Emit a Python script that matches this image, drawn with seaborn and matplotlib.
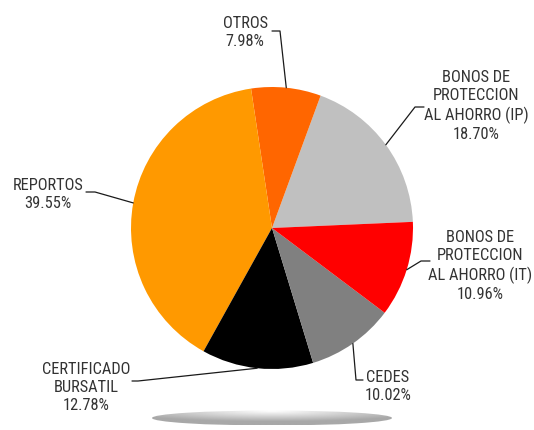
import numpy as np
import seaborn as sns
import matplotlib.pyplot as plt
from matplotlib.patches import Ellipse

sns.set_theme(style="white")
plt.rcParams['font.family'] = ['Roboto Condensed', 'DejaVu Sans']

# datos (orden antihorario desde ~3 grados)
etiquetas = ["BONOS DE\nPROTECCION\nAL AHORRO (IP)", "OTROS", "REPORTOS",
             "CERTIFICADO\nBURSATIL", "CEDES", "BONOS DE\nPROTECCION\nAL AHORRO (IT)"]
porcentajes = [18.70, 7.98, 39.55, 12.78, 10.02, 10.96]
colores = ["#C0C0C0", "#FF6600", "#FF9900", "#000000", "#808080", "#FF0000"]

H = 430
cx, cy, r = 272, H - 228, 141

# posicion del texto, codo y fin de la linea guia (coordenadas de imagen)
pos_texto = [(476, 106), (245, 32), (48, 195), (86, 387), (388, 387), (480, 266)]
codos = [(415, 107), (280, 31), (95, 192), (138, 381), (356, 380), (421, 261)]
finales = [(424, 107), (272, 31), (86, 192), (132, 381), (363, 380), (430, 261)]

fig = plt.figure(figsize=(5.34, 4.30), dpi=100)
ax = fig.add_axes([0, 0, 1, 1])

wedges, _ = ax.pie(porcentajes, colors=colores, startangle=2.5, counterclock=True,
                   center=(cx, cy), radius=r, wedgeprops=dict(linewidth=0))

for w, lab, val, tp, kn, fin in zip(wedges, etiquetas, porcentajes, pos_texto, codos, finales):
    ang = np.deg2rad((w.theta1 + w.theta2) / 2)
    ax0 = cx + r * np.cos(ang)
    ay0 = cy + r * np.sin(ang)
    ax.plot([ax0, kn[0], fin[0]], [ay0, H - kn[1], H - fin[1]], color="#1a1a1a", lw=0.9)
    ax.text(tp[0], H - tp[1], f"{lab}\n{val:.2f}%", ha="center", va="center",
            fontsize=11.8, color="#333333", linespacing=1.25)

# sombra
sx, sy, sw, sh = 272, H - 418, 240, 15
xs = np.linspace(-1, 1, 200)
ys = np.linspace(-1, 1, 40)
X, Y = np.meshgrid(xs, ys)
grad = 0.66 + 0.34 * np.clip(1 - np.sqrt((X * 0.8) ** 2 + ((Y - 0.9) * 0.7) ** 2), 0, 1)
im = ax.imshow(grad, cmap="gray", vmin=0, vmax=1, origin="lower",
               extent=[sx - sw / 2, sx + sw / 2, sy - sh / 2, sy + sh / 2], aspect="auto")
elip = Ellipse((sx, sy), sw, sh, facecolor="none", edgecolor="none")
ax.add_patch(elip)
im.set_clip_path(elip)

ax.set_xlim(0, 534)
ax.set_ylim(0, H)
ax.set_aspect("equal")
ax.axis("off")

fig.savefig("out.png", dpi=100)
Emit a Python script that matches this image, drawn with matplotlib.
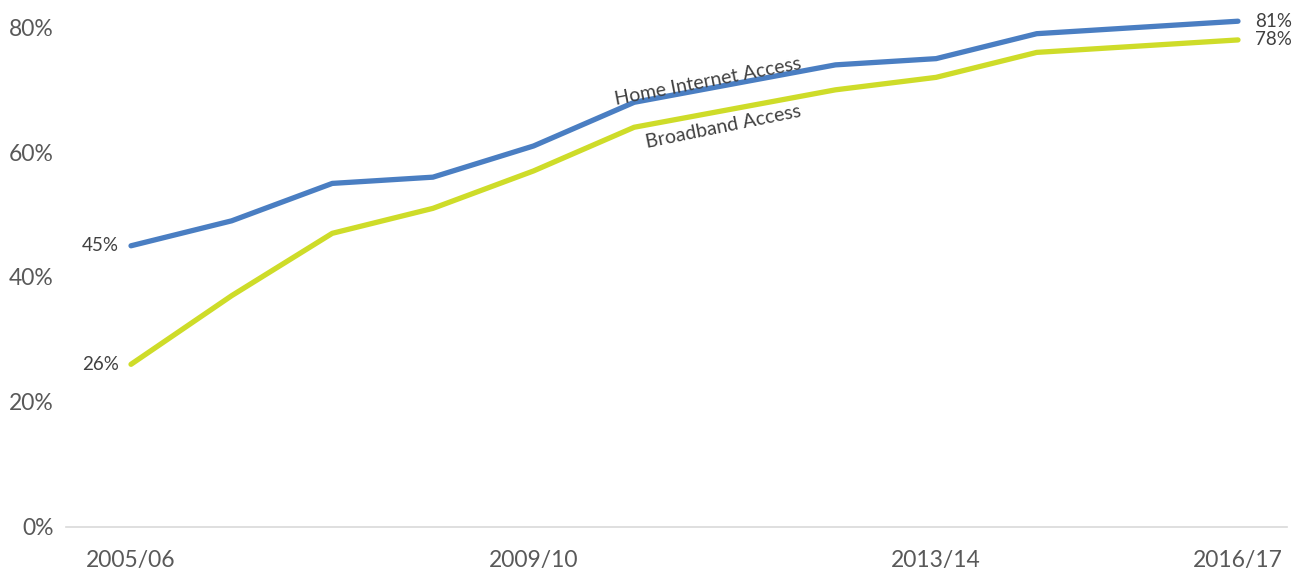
----
▶ **BRIEF**
Go through the material above and print all of it exactly, except the pictures.

▶ **WRITTEN REPLY**
Emit a Python script that matches this image, drawn with seaborn and matplotlib.
import numpy as np
import seaborn as sns
import matplotlib.pyplot as plt
from matplotlib.patches import Ellipse

sns.set_theme(style="white")
plt.rcParams['font.family'] = ['Roboto Condensed', 'DejaVu Sans']

# datos (orden antihorario desde ~3 grados)
etiquetas = ["BONOS DE\nPROTECCION\nAL AHORRO (IP)", "OTROS", "REPORTOS",
             "CERTIFICADO\nBURSATIL", "CEDES", "BONOS DE\nPROTECCION\nAL AHORRO (IT)"]
porcentajes = [18.70, 7.98, 39.55, 12.78, 10.02, 10.96]
colores = ["#C0C0C0", "#FF6600", "#FF9900", "#000000", "#808080", "#FF0000"]

H = 430
cx, cy, r = 272, H - 228, 141

# posicion del texto, codo y fin de la linea guia (coordenadas de imagen)
pos_texto = [(476, 106), (245, 32), (48, 195), (86, 387), (388, 387), (480, 266)]
codos = [(415, 107), (280, 31), (95, 192), (138, 381), (356, 380), (421, 261)]
finales = [(424, 107), (272, 31), (86, 192), (132, 381), (363, 380), (430, 261)]

fig = plt.figure(figsize=(5.34, 4.30), dpi=100)
ax = fig.add_axes([0, 0, 1, 1])

wedges, _ = ax.pie(porcentajes, colors=colores, startangle=2.5, counterclock=True,
                   center=(cx, cy), radius=r, wedgeprops=dict(linewidth=0))

for w, lab, val, tp, kn, fin in zip(wedges, etiquetas, porcentajes, pos_texto, codos, finales):
    ang = np.deg2rad((w.theta1 + w.theta2) / 2)
    ax0 = cx + r * np.cos(ang)
    ay0 = cy + r * np.sin(ang)
    ax.plot([ax0, kn[0], fin[0]], [ay0, H - kn[1], H - fin[1]], color="#1a1a1a", lw=0.9)
    ax.text(tp[0], H - tp[1], f"{lab}\n{val:.2f}%", ha="center", va="center",
            fontsize=11.8, color="#333333", linespacing=1.25)

# sombra
sx, sy, sw, sh = 272, H - 418, 240, 15
xs = np.linspace(-1, 1, 200)
ys = np.linspace(-1, 1, 40)
X, Y = np.meshgrid(xs, ys)
grad = 0.66 + 0.34 * np.clip(1 - np.sqrt((X * 0.8) ** 2 + ((Y - 0.9) * 0.7) ** 2), 0, 1)
im = ax.imshow(grad, cmap="gray", vmin=0, vmax=1, origin="lower",
               extent=[sx - sw / 2, sx + sw / 2, sy - sh / 2, sy + sh / 2], aspect="auto")
elip = Ellipse((sx, sy), sw, sh, facecolor="none", edgecolor="none")
ax.add_patch(elip)
im.set_clip_path(elip)

ax.set_xlim(0, 534)
ax.set_ylim(0, H)
ax.set_aspect("equal")
ax.axis("off")

fig.savefig("out.png", dpi=100)
Emit a Python script that matches this image, drawn with matplotlib.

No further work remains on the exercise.